* Given information
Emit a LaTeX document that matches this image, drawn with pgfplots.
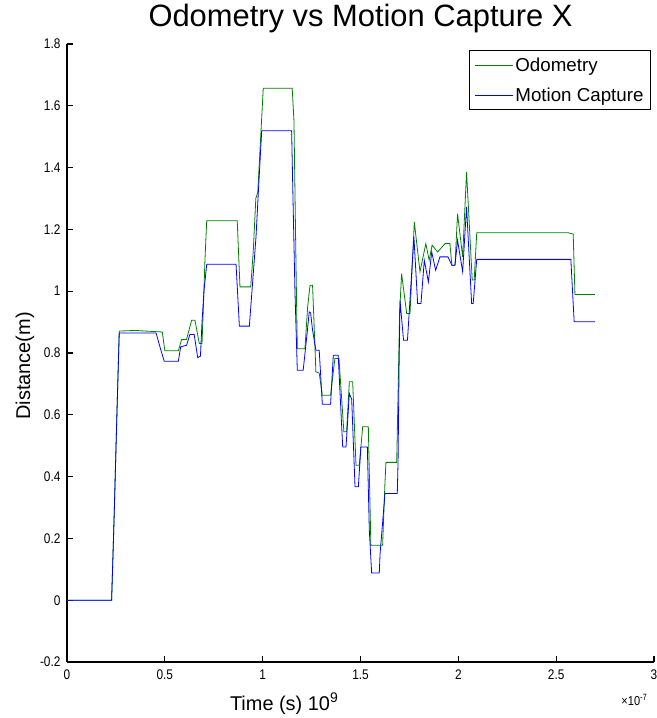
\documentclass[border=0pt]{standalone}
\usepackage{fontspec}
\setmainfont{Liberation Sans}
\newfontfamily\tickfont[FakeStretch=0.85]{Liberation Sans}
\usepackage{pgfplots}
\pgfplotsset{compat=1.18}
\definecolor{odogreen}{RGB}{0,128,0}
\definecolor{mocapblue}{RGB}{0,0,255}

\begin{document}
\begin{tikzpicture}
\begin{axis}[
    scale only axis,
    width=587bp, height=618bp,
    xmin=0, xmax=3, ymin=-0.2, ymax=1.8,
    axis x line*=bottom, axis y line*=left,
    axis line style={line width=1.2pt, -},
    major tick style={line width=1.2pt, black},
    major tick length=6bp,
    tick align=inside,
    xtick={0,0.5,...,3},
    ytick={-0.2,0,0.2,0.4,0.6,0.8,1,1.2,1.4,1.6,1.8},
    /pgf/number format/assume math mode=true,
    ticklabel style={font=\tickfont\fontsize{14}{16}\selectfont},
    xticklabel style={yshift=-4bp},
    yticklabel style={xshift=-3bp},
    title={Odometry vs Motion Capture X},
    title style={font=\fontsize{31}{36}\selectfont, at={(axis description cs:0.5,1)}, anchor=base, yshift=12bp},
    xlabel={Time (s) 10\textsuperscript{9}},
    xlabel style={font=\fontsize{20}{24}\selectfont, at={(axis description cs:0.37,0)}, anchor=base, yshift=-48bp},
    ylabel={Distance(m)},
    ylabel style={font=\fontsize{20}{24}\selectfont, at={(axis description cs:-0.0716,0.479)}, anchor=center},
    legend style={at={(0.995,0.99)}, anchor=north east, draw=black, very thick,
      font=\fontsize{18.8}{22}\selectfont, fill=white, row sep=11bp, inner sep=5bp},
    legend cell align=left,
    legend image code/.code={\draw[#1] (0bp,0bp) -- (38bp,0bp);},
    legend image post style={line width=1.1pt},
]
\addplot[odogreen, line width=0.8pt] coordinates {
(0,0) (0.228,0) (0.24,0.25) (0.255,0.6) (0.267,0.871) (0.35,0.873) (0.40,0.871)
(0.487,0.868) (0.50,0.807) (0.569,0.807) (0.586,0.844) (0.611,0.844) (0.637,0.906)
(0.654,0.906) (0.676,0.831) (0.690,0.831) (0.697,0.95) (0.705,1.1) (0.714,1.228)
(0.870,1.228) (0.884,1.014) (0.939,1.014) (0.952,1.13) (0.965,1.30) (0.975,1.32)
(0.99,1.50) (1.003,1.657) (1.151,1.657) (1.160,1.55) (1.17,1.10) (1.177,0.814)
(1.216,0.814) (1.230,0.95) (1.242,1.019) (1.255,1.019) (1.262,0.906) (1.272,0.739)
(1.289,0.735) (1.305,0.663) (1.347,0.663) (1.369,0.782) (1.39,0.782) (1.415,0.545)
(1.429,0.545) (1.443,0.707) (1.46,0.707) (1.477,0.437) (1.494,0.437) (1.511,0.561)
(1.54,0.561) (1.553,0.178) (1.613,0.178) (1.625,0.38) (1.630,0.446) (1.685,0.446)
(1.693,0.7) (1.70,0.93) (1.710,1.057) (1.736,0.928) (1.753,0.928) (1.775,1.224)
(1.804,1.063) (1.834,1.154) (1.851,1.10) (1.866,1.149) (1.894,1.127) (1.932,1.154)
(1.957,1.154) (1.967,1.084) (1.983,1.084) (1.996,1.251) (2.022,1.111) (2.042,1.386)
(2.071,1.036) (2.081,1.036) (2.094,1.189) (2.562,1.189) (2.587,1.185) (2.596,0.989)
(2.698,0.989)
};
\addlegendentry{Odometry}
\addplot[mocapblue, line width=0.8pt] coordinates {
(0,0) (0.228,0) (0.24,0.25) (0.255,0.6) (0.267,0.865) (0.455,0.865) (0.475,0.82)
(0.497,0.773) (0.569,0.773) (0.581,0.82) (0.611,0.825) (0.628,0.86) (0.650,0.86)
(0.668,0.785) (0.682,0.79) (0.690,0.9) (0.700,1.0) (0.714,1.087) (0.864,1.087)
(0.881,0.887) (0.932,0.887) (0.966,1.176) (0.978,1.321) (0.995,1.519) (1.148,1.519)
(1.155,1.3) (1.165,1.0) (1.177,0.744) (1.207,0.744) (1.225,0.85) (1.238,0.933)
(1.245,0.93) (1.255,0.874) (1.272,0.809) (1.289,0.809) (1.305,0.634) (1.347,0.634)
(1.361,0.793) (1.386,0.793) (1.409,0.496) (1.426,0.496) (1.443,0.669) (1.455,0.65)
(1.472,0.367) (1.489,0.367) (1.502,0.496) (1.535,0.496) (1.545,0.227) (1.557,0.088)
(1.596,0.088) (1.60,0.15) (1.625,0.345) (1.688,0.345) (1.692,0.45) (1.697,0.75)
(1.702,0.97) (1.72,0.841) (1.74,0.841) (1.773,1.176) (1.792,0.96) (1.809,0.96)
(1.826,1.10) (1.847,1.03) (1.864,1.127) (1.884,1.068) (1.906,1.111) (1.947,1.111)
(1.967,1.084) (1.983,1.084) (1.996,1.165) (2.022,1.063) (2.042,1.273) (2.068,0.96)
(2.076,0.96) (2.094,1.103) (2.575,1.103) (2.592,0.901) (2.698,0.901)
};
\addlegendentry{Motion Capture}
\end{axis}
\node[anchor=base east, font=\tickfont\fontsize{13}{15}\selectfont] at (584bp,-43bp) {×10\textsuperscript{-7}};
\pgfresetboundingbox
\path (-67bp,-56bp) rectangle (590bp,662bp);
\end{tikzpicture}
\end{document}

* Directions
Write out the whole listing again, exactly, with no pictures.

* Exercise response
Emit a LaTeX document that matches this image, drawn with pgfplots.
\documentclass[border=0pt]{standalone}
\usepackage{fontspec}
\setmainfont{Liberation Sans}
\newfontfamily\tickfont[FakeStretch=0.85]{Liberation Sans}
\usepackage{pgfplots}
\pgfplotsset{compat=1.18}
\definecolor{odogreen}{RGB}{0,128,0}
\definecolor{mocapblue}{RGB}{0,0,255}

\begin{document}
\begin{tikzpicture}
\begin{axis}[
    scale only axis,
    width=587bp, height=618bp,
    xmin=0, xmax=3, ymin=-0.2, ymax=1.8,
    axis x line*=bottom, axis y line*=left,
    axis line style={line width=1.2pt, -},
    major tick style={line width=1.2pt, black},
    major tick length=6bp,
    tick align=inside,
    xtick={0,0.5,...,3},
    ytick={-0.2,0,0.2,0.4,0.6,0.8,1,1.2,1.4,1.6,1.8},
    /pgf/number format/assume math mode=true,
    ticklabel style={font=\tickfont\fontsize{14}{16}\selectfont},
    xticklabel style={yshift=-4bp},
    yticklabel style={xshift=-3bp},
    title={Odometry vs Motion Capture X},
    title style={font=\fontsize{31}{36}\selectfont, at={(axis description cs:0.5,1)}, anchor=base, yshift=12bp},
    xlabel={Time (s) 10\textsuperscript{9}},
    xlabel style={font=\fontsize{20}{24}\selectfont, at={(axis description cs:0.37,0)}, anchor=base, yshift=-48bp},
    ylabel={Distance(m)},
    ylabel style={font=\fontsize{20}{24}\selectfont, at={(axis description cs:-0.0716,0.479)}, anchor=center},
    legend style={at={(0.995,0.99)}, anchor=north east, draw=black, very thick,
      font=\fontsize{18.8}{22}\selectfont, fill=white, row sep=11bp, inner sep=5bp},
    legend cell align=left,
    legend image code/.code={\draw[#1] (0bp,0bp) -- (38bp,0bp);},
    legend image post style={line width=1.1pt},
]
\addplot[odogreen, line width=0.8pt] coordinates {
(0,0) (0.228,0) (0.24,0.25) (0.255,0.6) (0.267,0.871) (0.35,0.873) (0.40,0.871)
(0.487,0.868) (0.50,0.807) (0.569,0.807) (0.586,0.844) (0.611,0.844) (0.637,0.906)
(0.654,0.906) (0.676,0.831) (0.690,0.831) (0.697,0.95) (0.705,1.1) (0.714,1.228)
(0.870,1.228) (0.884,1.014) (0.939,1.014) (0.952,1.13) (0.965,1.30) (0.975,1.32)
(0.99,1.50) (1.003,1.657) (1.151,1.657) (1.160,1.55) (1.17,1.10) (1.177,0.814)
(1.216,0.814) (1.230,0.95) (1.242,1.019) (1.255,1.019) (1.262,0.906) (1.272,0.739)
(1.289,0.735) (1.305,0.663) (1.347,0.663) (1.369,0.782) (1.39,0.782) (1.415,0.545)
(1.429,0.545) (1.443,0.707) (1.46,0.707) (1.477,0.437) (1.494,0.437) (1.511,0.561)
(1.54,0.561) (1.553,0.178) (1.613,0.178) (1.625,0.38) (1.630,0.446) (1.685,0.446)
(1.693,0.7) (1.70,0.93) (1.710,1.057) (1.736,0.928) (1.753,0.928) (1.775,1.224)
(1.804,1.063) (1.834,1.154) (1.851,1.10) (1.866,1.149) (1.894,1.127) (1.932,1.154)
(1.957,1.154) (1.967,1.084) (1.983,1.084) (1.996,1.251) (2.022,1.111) (2.042,1.386)
(2.071,1.036) (2.081,1.036) (2.094,1.189) (2.562,1.189) (2.587,1.185) (2.596,0.989)
(2.698,0.989)
};
\addlegendentry{Odometry}
\addplot[mocapblue, line width=0.8pt] coordinates {
(0,0) (0.228,0) (0.24,0.25) (0.255,0.6) (0.267,0.865) (0.455,0.865) (0.475,0.82)
(0.497,0.773) (0.569,0.773) (0.581,0.82) (0.611,0.825) (0.628,0.86) (0.650,0.86)
(0.668,0.785) (0.682,0.79) (0.690,0.9) (0.700,1.0) (0.714,1.087) (0.864,1.087)
(0.881,0.887) (0.932,0.887) (0.966,1.176) (0.978,1.321) (0.995,1.519) (1.148,1.519)
(1.155,1.3) (1.165,1.0) (1.177,0.744) (1.207,0.744) (1.225,0.85) (1.238,0.933)
(1.245,0.93) (1.255,0.874) (1.272,0.809) (1.289,0.809) (1.305,0.634) (1.347,0.634)
(1.361,0.793) (1.386,0.793) (1.409,0.496) (1.426,0.496) (1.443,0.669) (1.455,0.65)
(1.472,0.367) (1.489,0.367) (1.502,0.496) (1.535,0.496) (1.545,0.227) (1.557,0.088)
(1.596,0.088) (1.60,0.15) (1.625,0.345) (1.688,0.345) (1.692,0.45) (1.697,0.75)
(1.702,0.97) (1.72,0.841) (1.74,0.841) (1.773,1.176) (1.792,0.96) (1.809,0.96)
(1.826,1.10) (1.847,1.03) (1.864,1.127) (1.884,1.068) (1.906,1.111) (1.947,1.111)
(1.967,1.084) (1.983,1.084) (1.996,1.165) (2.022,1.063) (2.042,1.273) (2.068,0.96)
(2.076,0.96) (2.094,1.103) (2.575,1.103) (2.592,0.901) (2.698,0.901)
};
\addlegendentry{Motion Capture}
\end{axis}
\node[anchor=base east, font=\tickfont\fontsize{13}{15}\selectfont] at (584bp,-43bp) {×10\textsuperscript{-7}};
\pgfresetboundingbox
\path (-67bp,-56bp) rectangle (590bp,662bp);
\end{tikzpicture}
\end{document}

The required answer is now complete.